Richard Horton, rédacteur en chef du Lancet, a pu parler à ce propos de « syndémie », c’est-à-dire une pandémie dont l’ampleur provient d’autres facteurs que la cause infectieuse. En France, le nombre des malades chroniques a doublé au cours des deux dernières décennies et ce phénomène s’accentuera si rien n’est fait.
Le rapport de la CNAM publié en 2021 donne la réalité de l’épidémie de maladies chroniques en 2018 : 21 millions de personnes atteintes et une projection de 23 millions pour 2023. Entre 2012 et 2018, les maladies cardiovasculaires sont passées de 3,5 millions à 4,9 millions (prévision 2023 : 5,5 millions), et le diabète de 2,9 millions à 3,9 millions (projection 2023 : 4,4 millions).
Pour améliorer la situation du système de soin
Selon Santé publique France, entre 1990 et 2018, l’incidence de cancers en France a augmenté de 93 % chez la femme et de 65 % chez l’homme. Le Centre international de recherche sur le cancer prévoit une croissance du nombre de cas de cancers de 24 % et une progression du nombre de décès par cancer de 35 % d’ici 2040 en France.
Entre 2003 et 2019, le nombre de cancers pédiatriques (tranche d’âge de 0 à 19 ans) est passé de 2 556 cas à 3 030 cas, soit une augmentation 6 fois plus rapide que la croissance démographique de cette tranche d’âge. Enfin, l’obésité a été multipliée par deux en 25 ans et l’OMS nous annonce que d’ici 15 ans, le quart de la population française pourrait en souffrir.
L’augmentation cumulée des dépenses liées aux maladies chroniques entre 2012 et 2018 a été de 48,4 milliards d’euros. Un calcul simple montre qu’en 2023, le surcoût par rapport à 2012 serait donc de 120,2 milliards d’euros. Ces chiffres montrent qu’en s’attaquant à cette progression, les gains économiques seraient suffisants pour améliorer considérablement la situation du système de soin.

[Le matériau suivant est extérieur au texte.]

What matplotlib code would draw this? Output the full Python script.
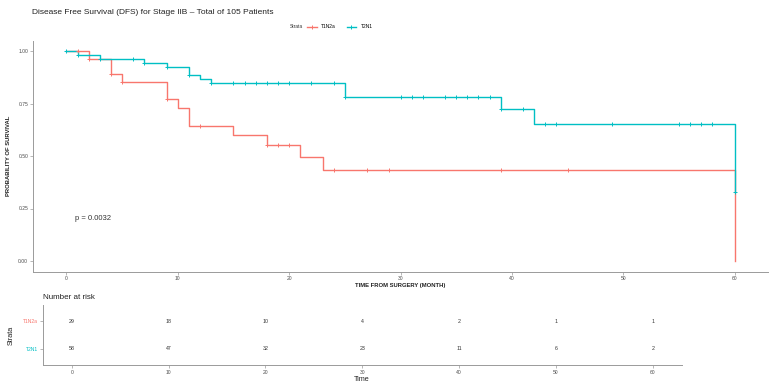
import numpy as np
import matplotlib
matplotlib.use("Agg")
import matplotlib.pyplot as plt
from matplotlib.lines import Line2D

plt.rcParams['font.family'] = ['Liberation Sans', 'DejaVu Sans']

# ---------------- data ----------------
strata = ["T1N2a", "T2N1"]
colors = {"T1N2a": "#F8766D", "T2N1": "#00BFC4"}

t1_times = [0, 2, 4, 5, 9, 10, 11, 15, 18, 21, 23, 60]
t1_surv = [1.0, 0.962, 0.890, 0.851, 0.771, 0.727, 0.643, 0.598, 0.552, 0.494, 0.432, 0.0]
t1_cens = [1, 2, 4, 5, 9, 12, 18, 19, 20, 24, 27, 29, 39, 45]

t2_times = [0, 1, 3, 7, 9, 11, 12, 13, 25, 39, 42, 60]
t2_surv = [1.0, 0.981, 0.962, 0.943, 0.924, 0.886, 0.867, 0.846, 0.782, 0.722, 0.652, 0.327]
t2_cens = [0, 1, 3, 6, 7, 9, 11, 13, 15, 16, 17, 18, 19, 20, 22, 24, 25, 30, 31, 32,
           34, 35, 36, 37, 38, 39, 41, 43, 44, 49, 55, 56, 57, 58, 60]

risk_times = [0, 10, 20, 30, 40, 50, 60]
risk_t1 = [29, 18, 10, 4, 2, 1, 1]
risk_t2 = [58, 47, 32, 23, 11, 6, 2]

p_text = "p = 0.0032"
title = "Disease Free Survival (DFS) for Stage IIB \u2013 Total of 105 Patients"

# ---------------- figure ----------------
W, H = 775, 388
fig = plt.figure(figsize=(W / 100, H / 100), dpi=100)
fig.patch.set_facecolor("white")


def px_axes(l, t, r, b):
    return fig.add_axes([l / W, 1 - b / H, (r - l) / W, (b - t) / H])


axis_col = "#9A9A9A"
tick_col = "#4D4D4D"

ax = px_axes(33, 40.5, 768, 271.5)
curves = [("T1N2a", t1_times, t1_surv, t1_cens), ("T2N1", t2_times, t2_surv, t2_cens)]
for name, tt, ss, cc in curves:
    ax.step(tt, ss, where="post", color=colors[name], lw=1.0, zorder=2)
    idx = np.searchsorted(tt, cc, side="right") - 1
    cs = np.asarray(ss)[idx]
    ax.plot(cc, cs, ls="none", marker="+", ms=3.2, mew=0.7, color=colors[name], zorder=3)

ax.set_xlim(-3, 63)
ax.set_ylim(-0.05, 1.05)
ax.set_xticks(range(0, 61, 10))
ax.set_yticks([0, 0.25, 0.5, 0.75, 1.0])
ax.set_yticklabels(["0.00", "0.25", "0.50", "0.75", "1.00"])
for s in ["top", "right"]:
    ax.spines[s].set_visible(False)
for s in ["left", "bottom"]:
    ax.spines[s].set_color(axis_col)
    ax.spines[s].set_linewidth(0.7)
ax.tick_params(labelsize=3.6, colors=axis_col, labelcolor=tick_col, length=2, width=0.5, pad=1.5)
ax.set_xlabel("TIME FROM SURGERY (MONTH)", fontsize=4.2, fontweight="bold", labelpad=1, color="#222222")
ax.set_ylabel("PROBABILITY OF SURVIVAL", fontsize=4.2, fontweight="bold", labelpad=5, color="#222222")
ax.text(0.75, 0.2, p_text, fontsize=5.5, ha="left", va="center", color="#333333")

fig.text(32 / W, 1 - 12.5 / H, title, fontsize=6.0, ha="left", va="center", color="#222222")

# legend
fig.text(290 / W, 1 - 27 / H, "Strata", fontsize=3.5, ha="left", va="center", color="#333333")
handles = [Line2D([], [], color=colors[n], lw=1.0, marker="+", ms=3.2, mew=0.7) for n in strata]
fig.legend(handles, strata, loc="center left", bbox_to_anchor=(307 / W, 1 - 27 / H), ncol=2,
           frameon=False, fontsize=3.5, handlelength=2.0, handletextpad=0.9, columnspacing=2.2,
           borderpad=0, borderaxespad=0)

# ---------------- risk table ----------------
axr = px_axes(42.7, 305, 681.7, 365)
for row, vals in [(2, risk_t1), (1, risk_t2)]:
    for x, v in zip(risk_times, vals):
        axr.text(x, row, str(v), fontsize=3.8, ha="center", va="center", color="#333333")
axr.set_xlim(-3, 63)
axr.set_ylim(0.4, 2.6)
axr.set_xticks(risk_times)
axr.set_yticks([2, 1])
axr.set_yticklabels(strata)
for s in ["top", "right"]:
    axr.spines[s].set_visible(False)
for s in ["left", "bottom"]:
    axr.spines[s].set_color(axis_col)
    axr.spines[s].set_linewidth(0.7)
axr.tick_params(labelsize=3.6, colors=axis_col, labelcolor=tick_col, length=2, width=0.5, pad=1.5)
for lab, n in zip(axr.get_yticklabels(), strata):
    lab.set_color(colors[n])
axr.set_xlabel("Time", fontsize=5.2, labelpad=1, color="#222222")
axr.set_ylabel("Strata", fontsize=5.2, labelpad=6, color="#222222")
axr.set_title("Number at risk", fontsize=5.8, loc="left", pad=4, color="#222222")

fig.savefig("out.png", dpi=100, facecolor="white")
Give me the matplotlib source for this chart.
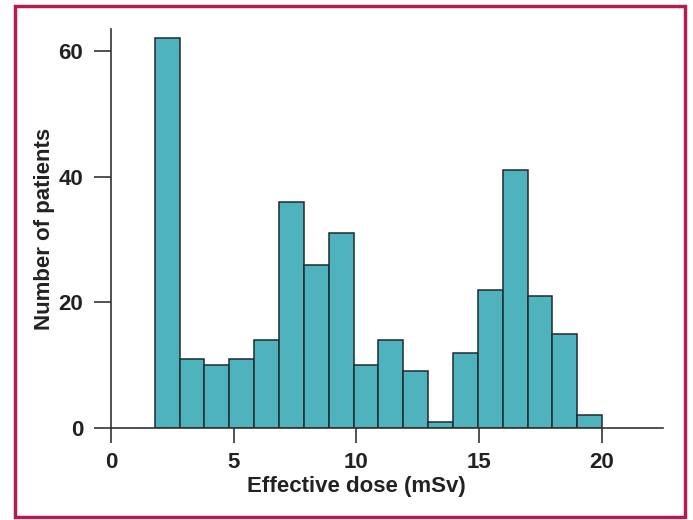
import numpy as np
import matplotlib.pyplot as plt
from matplotlib.patches import Rectangle

plt.rcParams['font.family'] = ['Liberation Sans', 'DejaVu Sans']
plt.rcParams['font.weight'] = 'bold'

# histogram counts per bin (effective dose, mSv)
counts = [62, 11, 10, 11, 14, 36, 26, 31, 10, 14, 9, 1, 12, 22, 41, 21, 15, 2]
bin_start = 1.78
bin_end = 20.02
x_ticks = [0, 5, 10, 15, 20]
y_ticks = [0, 20, 40, 60]

edges = np.linspace(bin_start, bin_end, len(counts) + 1)

W, H = 693, 520
fig = plt.figure(figsize=(W / 100, H / 100), dpi=100)
ax = fig.add_axes([111 / W, 1 - 428 / H, (663 - 111) / W, (428 - 29) / H])

ax.bar(edges[:-1], counts, width=np.diff(edges), align='edge',
       color='#4fb3be', edgecolor='#1d2b30', linewidth=1.1)

ax.set_xlim(0, 22.5)
ax.set_ylim(0, 63.5)
ax.set_xticks(x_ticks)
ax.set_yticks(y_ticks)
for s in ['top', 'right']:
    ax.spines[s].set_visible(False)
for s in ['left', 'bottom']:
    ax.spines[s].set_color('#333333')
    ax.spines[s].set_linewidth(1.2)

ax.tick_params(axis='x', length=11, width=1.2, color='#333333', pad=6,
               labelsize=16, labelcolor='#222222')
ax.tick_params(axis='y', length=12, width=1.2, color='#333333', pad=8,
               labelsize=16, labelcolor='#222222')

ax.set_xlabel('Effective dose (mSv)', fontsize=16, fontweight='bold', color='#222222')
ax.xaxis.set_label_coords((356 - 111) / (663 - 111), -(476 - 428) / (428 - 29))
ax.set_ylabel('Number of patients', fontsize=16, fontweight='bold', color='#222222')
ax.yaxis.set_label_coords(-(111 - 55) / (663 - 111), 0.5)

fig.patches.append(Rectangle((15 / W, 1 - 517 / H), (685 - 15) / W, (517 - 6) / H,
                             transform=fig.transFigure, fill=False,
                             edgecolor='#b31c4e', linewidth=2.5))

fig.savefig('out.png', dpi=100)
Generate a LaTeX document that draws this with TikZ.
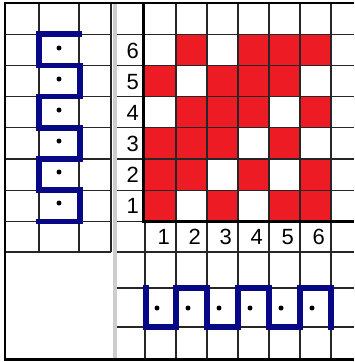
\documentclass[tikz,border=0pt]{standalone}
\usepackage{fontspec}
\setmainfont{Liberation Sans}
\usetikzlibrary{positioning}
\definecolor{cellred}{RGB}{237,28,36}
\definecolor{pathblue}{RGB}{8,8,135}
\definecolor{sepgray}{RGB}{205,205,205}

\begin{document}
\begin{tikzpicture}[
      x=1pt, y=-1pt,
      gridline/.style={draw=black!85, line width=1.1pt},
      border/.style={draw=black, line width=2.6pt},
      snake/.style={draw=pathblue, line width=5.5pt, line cap=rect, line join=miter},
      dot/.style={circle, fill=black, inner sep=0pt, minimum size=5pt},
      num/.style={anchor=east, inner sep=0pt, font=\fontsize{22}{22}\selectfont},
  ]
  \useasboundingbox (0,0) rectangle (354,362);
  \fill[white] (0,0) rectangle (354,362);

  %% red cells of the 6x6 grid
  \foreach \c/\r in {2/6,4/6,5/6,6/6, 1/5,3/5,4/5,5/5, 2/4,3/4,4/4,6/4,
                     1/3,2/3,3/3,5/3, 1/2,2/2,4/2,6/2, 1/1,3/1,5/1,6/1}
    \fill[cellred] ({144.5+31*(\c-1)}, {3+31.2*(7-\r)}) rectangle ++(31.5,31.2);

  %% separator
  \fill[sepgray] (112.5,3) rectangle (116.5,359);

  %% left panel grid
  \foreach \k in {1,...,7}
    \draw[gridline] (5,{3+31.2*\k}) -- (111,{3+31.2*\k});
  \draw[gridline] (5,252) -- (111,252);
  \foreach \x in {39,79,111}
    \draw[gridline] (\x,3) -- (\x,252);

  %% right panel grid
  \foreach \k in {1,...,6}
    \draw[gridline] (117,{3+31.2*\k}) -- (354,{3+31.2*\k});
  \draw[gridline] (117,221.4) -- (143,221.4);
  \foreach \y in {252,288,327}
    \draw[gridline] (117,\y) -- (354,\y);
  \foreach \x in {176,207,238,269,300,331}
    \draw[gridline] (\x,3) -- (\x,359);
  \draw[gridline] (145,221.4) -- (145,359);
  \draw[border] (143.5,3) -- (143.5,221.4) -- (354,221.4);

  %% outer frame
  \draw[border] (354,3) -- (5,3) -- (5,359.5) -- (354,359.5);

  %% labels
  \foreach \n/\yc in {6/51,5/82,4/113,3/144,2/175,1/206}
    \node[num] (row\n) at (139,\yc) {\n};
  \foreach \n in {1,...,6}
    \node[num] (col\n) at ({170+31*(\n-1)},237) {\n};

  %% blue meanders
  \draw[snake] (79,34.2) -- (39,34.2) -- (39,65.4) -- (80,65.4) -- (80,96.6)
    -- (39,96.6) -- (39,127.8) -- (80,127.8) -- (80,159) -- (39,159)
    -- (39,190.2) -- (80,190.2) -- (80,221.4) -- (39,221.4);
  \draw[snake] (146,288) -- (146,327) -- (176,327) -- (176,288) -- (207,288)
    -- (207,327) -- (238,327) -- (238,288) -- (269,288) -- (269,327)
    -- (300,327) -- (300,288) -- (331,288) -- (331,327);

  %% dots
  \foreach \yc [count=\i] in {48,79,110,141,172,203}
    \node[dot] (ldot\i) at (59,\yc) {};
  \foreach \i in {1,...,6}
    \node[dot] (bdot\i) at ({157+31*(\i-1)},308) {};

\end{tikzpicture}
\end{document}
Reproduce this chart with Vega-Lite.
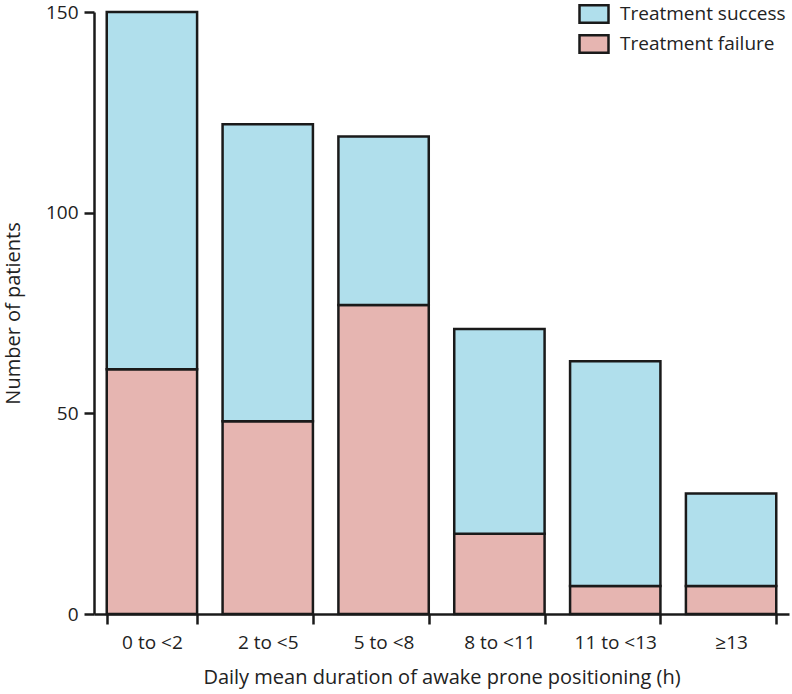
{
  "$schema": "https://vega.github.io/schema/vega-lite/v6.json",
  "autosize": "none",
  "width": 695,
  "height": 602,
  "padding": {"left": 94, "top": 12, "right": 3, "bottom": 80},
  "background": "white",
  "config": {
    "view": {"stroke": null},
    "font": "Open Sans",
    "axis": {"grid": false, "domainColor": "#1a1a1a", "domainWidth": 2.5, "tickColor": "#1a1a1a", "tickWidth": 2.5, "labelColor": "#222", "titleColor": "#222", "labelFontSize": 19, "titleFontSize": 20, "labelFont": "Open Sans", "titleFont": "Open Sans", "titleFontWeight": "normal"}
  },
  "data": {
    "values": [
      {"group": "0 to <2", "outcome": "Treatment failure", "n": 61, "ord": 1},
      {"group": "0 to <2", "outcome": "Treatment success", "n": 89, "ord": 2},
      {"group": "2 to <5", "outcome": "Treatment failure", "n": 48, "ord": 1},
      {"group": "2 to <5", "outcome": "Treatment success", "n": 74, "ord": 2},
      {"group": "5 to <8", "outcome": "Treatment failure", "n": 77, "ord": 1},
      {"group": "5 to <8", "outcome": "Treatment success", "n": 42, "ord": 2},
      {"group": "8 to <11", "outcome": "Treatment failure", "n": 20, "ord": 1},
      {"group": "8 to <11", "outcome": "Treatment success", "n": 51, "ord": 2},
      {"group": "11 to <13", "outcome": "Treatment failure", "n": 7, "ord": 1},
      {"group": "11 to <13", "outcome": "Treatment success", "n": 56, "ord": 2},
      {"group": "≥13", "outcome": "Treatment failure", "n": 7, "ord": 1},
      {"group": "≥13", "outcome": "Treatment success", "n": 23, "ord": 2}
    ]
  },
  "mark": {"type": "bar", "stroke": "#1a1a1a", "strokeWidth": 2.5},
  "encoding": {
    "x": {
      "field": "group", "type": "nominal", "sort": null,
      "scale": {"paddingInner": 0.22, "paddingOuter": 0.11},
      "axis": {"labelAngle": 0, "tickBand": "extent", "tickSize": 10, "labelPadding": 9, "titlePadding": 15, "title": "Daily mean duration of awake prone positioning (h)"}
    },
    "y": {
      "field": "n", "type": "quantitative", "stack": "zero",
      "scale": {"domain": [0, 150], "nice": false},
      "axis": {"values": [0, 50, 100, 150], "tickSize": 10, "labelPadding": 6, "titlePadding": 22, "title": "Number of patients"}
    },
    "color": {
      "field": "outcome", "type": "nominal",
      "scale": {"domain": ["Treatment success", "Treatment failure"], "range": ["#b0dfec", "#e6b5b1"]},
      "legend": {
        "title": null, "orient": "none", "legendX": 484, "legendY": -14,
        "symbolType": "M-1,-0.6H1V0.6H-1Z", "symbolSize": 841, "symbolStrokeColor": "#1a1a1a", "symbolStrokeWidth": 2.5,
        "labelFontSize": 19, "labelLimit": 300, "labelColor": "#222", "labelFont": "Open Sans", "labelOffset": 10, "rowPadding": 0, "padding": 0
      }
    },
    "order": {"field": "ord", "type": "quantitative"}
  }
}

Une politique de prévention primaire
Le constat de l « épidémie de maladies chroniques » est établi depuis 2006 par l’OMS Europe, repris par l’OMS au niveau mondial depuis 2008 et a fait l’objet de deux résolutions de l’Assemblée générale de l’ONU en 2011 et 2018. Objectif 2030 : réduire de 30 % la mortalité prématurée par maladies chroniques et arrêter la progression de l’obésité et du diabète.
Malgré cet engagement au plus haut niveau, on n’en trouve aucune trace dans les politiques de santé et d’environnement, notamment dans le plan national Santé-environnement. Parce que le système de soins et l’hôpital en particulier ne peuvent être laissés seuls face à ces difficultés structurelles, il est indispensable de sortir d’une logique purement médicale pour mettre en œuvre une véritable politique de santé et améliorer la résilience de la société face à ce type de crises sanitaires susceptibles de se reproduire à une échéance rapprochée.
Les données de l’enquête Epi-phare sont claires. Il est possible de diminuer considérablement le risque d’une pandémie virale comme celle que nous connaissons, si on considère que c’est aussi une « syndémie ». Il n’est pas possible d’agir sur l’âge et le sexe, mais il est par contre possible d’agir sur l’environnement, qu’il soit physique ou social.
Pour sauver l’hôpital, il est urgent de diminuer le poids des maladies chroniques en s’attaquant à leurs causes environnementales par une politique de prévention primaire. Au-delà des drames humains, c’est la pérennité de notre système de santé et même de sécurité sociale qui est en jeu.